[What is asked]
Provide an exact copy of the data, excluding the images.

═════ Collected data ═════

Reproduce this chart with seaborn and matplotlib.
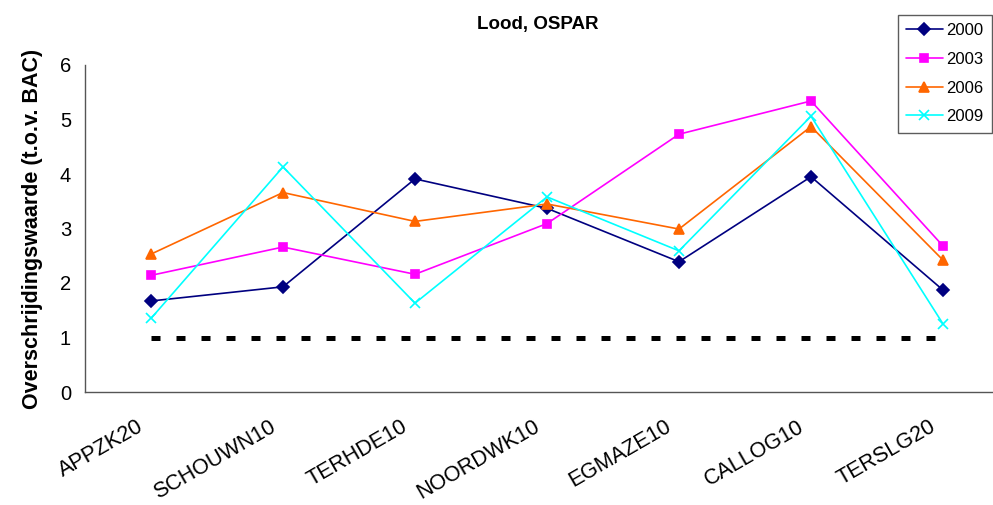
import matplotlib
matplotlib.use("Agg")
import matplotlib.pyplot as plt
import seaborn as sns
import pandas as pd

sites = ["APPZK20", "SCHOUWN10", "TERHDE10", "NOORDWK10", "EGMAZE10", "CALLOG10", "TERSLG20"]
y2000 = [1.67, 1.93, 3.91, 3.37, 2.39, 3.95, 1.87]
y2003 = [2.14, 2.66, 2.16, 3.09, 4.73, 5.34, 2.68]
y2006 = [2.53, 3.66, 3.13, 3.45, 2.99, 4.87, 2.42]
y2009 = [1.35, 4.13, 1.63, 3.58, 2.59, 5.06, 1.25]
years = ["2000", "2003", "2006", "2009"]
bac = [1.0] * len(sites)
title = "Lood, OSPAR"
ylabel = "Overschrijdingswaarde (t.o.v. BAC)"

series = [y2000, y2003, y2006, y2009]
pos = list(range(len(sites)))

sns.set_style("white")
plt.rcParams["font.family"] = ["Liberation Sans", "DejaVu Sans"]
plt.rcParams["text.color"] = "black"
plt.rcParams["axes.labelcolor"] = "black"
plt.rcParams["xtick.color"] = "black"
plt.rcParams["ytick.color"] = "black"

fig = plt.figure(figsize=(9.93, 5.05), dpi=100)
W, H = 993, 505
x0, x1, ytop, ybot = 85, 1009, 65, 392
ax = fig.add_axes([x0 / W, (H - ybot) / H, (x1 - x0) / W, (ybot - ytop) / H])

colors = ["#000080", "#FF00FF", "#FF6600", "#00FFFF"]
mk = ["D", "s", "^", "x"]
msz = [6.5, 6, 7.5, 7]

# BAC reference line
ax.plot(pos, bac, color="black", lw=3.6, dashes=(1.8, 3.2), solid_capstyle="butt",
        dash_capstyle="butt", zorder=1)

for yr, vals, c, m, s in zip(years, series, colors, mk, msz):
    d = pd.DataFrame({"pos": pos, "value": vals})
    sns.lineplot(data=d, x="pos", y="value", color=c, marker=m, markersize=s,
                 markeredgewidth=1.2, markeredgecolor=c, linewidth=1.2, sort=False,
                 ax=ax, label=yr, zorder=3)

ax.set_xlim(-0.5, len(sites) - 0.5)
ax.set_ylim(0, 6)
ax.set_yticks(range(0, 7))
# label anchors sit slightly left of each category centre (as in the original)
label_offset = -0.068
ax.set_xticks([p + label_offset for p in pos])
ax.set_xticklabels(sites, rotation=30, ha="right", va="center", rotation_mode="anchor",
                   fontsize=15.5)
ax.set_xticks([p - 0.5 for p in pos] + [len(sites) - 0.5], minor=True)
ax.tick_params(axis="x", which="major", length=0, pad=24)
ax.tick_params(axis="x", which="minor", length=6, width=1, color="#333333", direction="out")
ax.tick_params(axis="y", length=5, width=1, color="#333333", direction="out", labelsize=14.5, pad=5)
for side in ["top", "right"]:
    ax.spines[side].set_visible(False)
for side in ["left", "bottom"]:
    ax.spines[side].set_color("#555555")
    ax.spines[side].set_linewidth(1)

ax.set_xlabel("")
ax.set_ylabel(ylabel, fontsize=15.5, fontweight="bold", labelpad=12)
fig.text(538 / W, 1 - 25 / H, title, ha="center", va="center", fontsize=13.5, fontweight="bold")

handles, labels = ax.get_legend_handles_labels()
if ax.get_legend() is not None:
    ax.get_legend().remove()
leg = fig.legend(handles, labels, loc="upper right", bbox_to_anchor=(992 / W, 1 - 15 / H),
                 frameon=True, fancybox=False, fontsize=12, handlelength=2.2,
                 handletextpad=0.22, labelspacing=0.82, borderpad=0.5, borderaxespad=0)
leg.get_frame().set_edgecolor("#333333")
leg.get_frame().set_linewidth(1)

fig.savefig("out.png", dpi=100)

═════

[Full output]
Reproduce this chart with seaborn and matplotlib.
import matplotlib
matplotlib.use("Agg")
import matplotlib.pyplot as plt
import seaborn as sns
import pandas as pd

sites = ["APPZK20", "SCHOUWN10", "TERHDE10", "NOORDWK10", "EGMAZE10", "CALLOG10", "TERSLG20"]
y2000 = [1.67, 1.93, 3.91, 3.37, 2.39, 3.95, 1.87]
y2003 = [2.14, 2.66, 2.16, 3.09, 4.73, 5.34, 2.68]
y2006 = [2.53, 3.66, 3.13, 3.45, 2.99, 4.87, 2.42]
y2009 = [1.35, 4.13, 1.63, 3.58, 2.59, 5.06, 1.25]
years = ["2000", "2003", "2006", "2009"]
bac = [1.0] * len(sites)
title = "Lood, OSPAR"
ylabel = "Overschrijdingswaarde (t.o.v. BAC)"

series = [y2000, y2003, y2006, y2009]
pos = list(range(len(sites)))

sns.set_style("white")
plt.rcParams["font.family"] = ["Liberation Sans", "DejaVu Sans"]
plt.rcParams["text.color"] = "black"
plt.rcParams["axes.labelcolor"] = "black"
plt.rcParams["xtick.color"] = "black"
plt.rcParams["ytick.color"] = "black"

fig = plt.figure(figsize=(9.93, 5.05), dpi=100)
W, H = 993, 505
x0, x1, ytop, ybot = 85, 1009, 65, 392
ax = fig.add_axes([x0 / W, (H - ybot) / H, (x1 - x0) / W, (ybot - ytop) / H])

colors = ["#000080", "#FF00FF", "#FF6600", "#00FFFF"]
mk = ["D", "s", "^", "x"]
msz = [6.5, 6, 7.5, 7]

# BAC reference line
ax.plot(pos, bac, color="black", lw=3.6, dashes=(1.8, 3.2), solid_capstyle="butt",
        dash_capstyle="butt", zorder=1)

for yr, vals, c, m, s in zip(years, series, colors, mk, msz):
    d = pd.DataFrame({"pos": pos, "value": vals})
    sns.lineplot(data=d, x="pos", y="value", color=c, marker=m, markersize=s,
                 markeredgewidth=1.2, markeredgecolor=c, linewidth=1.2, sort=False,
                 ax=ax, label=yr, zorder=3)

ax.set_xlim(-0.5, len(sites) - 0.5)
ax.set_ylim(0, 6)
ax.set_yticks(range(0, 7))
# label anchors sit slightly left of each category centre (as in the original)
label_offset = -0.068
ax.set_xticks([p + label_offset for p in pos])
ax.set_xticklabels(sites, rotation=30, ha="right", va="center", rotation_mode="anchor",
                   fontsize=15.5)
ax.set_xticks([p - 0.5 for p in pos] + [len(sites) - 0.5], minor=True)
ax.tick_params(axis="x", which="major", length=0, pad=24)
ax.tick_params(axis="x", which="minor", length=6, width=1, color="#333333", direction="out")
ax.tick_params(axis="y", length=5, width=1, color="#333333", direction="out", labelsize=14.5, pad=5)
for side in ["top", "right"]:
    ax.spines[side].set_visible(False)
for side in ["left", "bottom"]:
    ax.spines[side].set_color("#555555")
    ax.spines[side].set_linewidth(1)

ax.set_xlabel("")
ax.set_ylabel(ylabel, fontsize=15.5, fontweight="bold", labelpad=12)
fig.text(538 / W, 1 - 25 / H, title, ha="center", va="center", fontsize=13.5, fontweight="bold")

handles, labels = ax.get_legend_handles_labels()
if ax.get_legend() is not None:
    ax.get_legend().remove()
leg = fig.legend(handles, labels, loc="upper right", bbox_to_anchor=(992 / W, 1 - 15 / H),
                 frameon=True, fancybox=False, fontsize=12, handlelength=2.2,
                 handletextpad=0.22, labelspacing=0.82, borderpad=0.5, borderaxespad=0)
leg.get_frame().set_edgecolor("#333333")
leg.get_frame().set_linewidth(1)

fig.savefig("out.png", dpi=100)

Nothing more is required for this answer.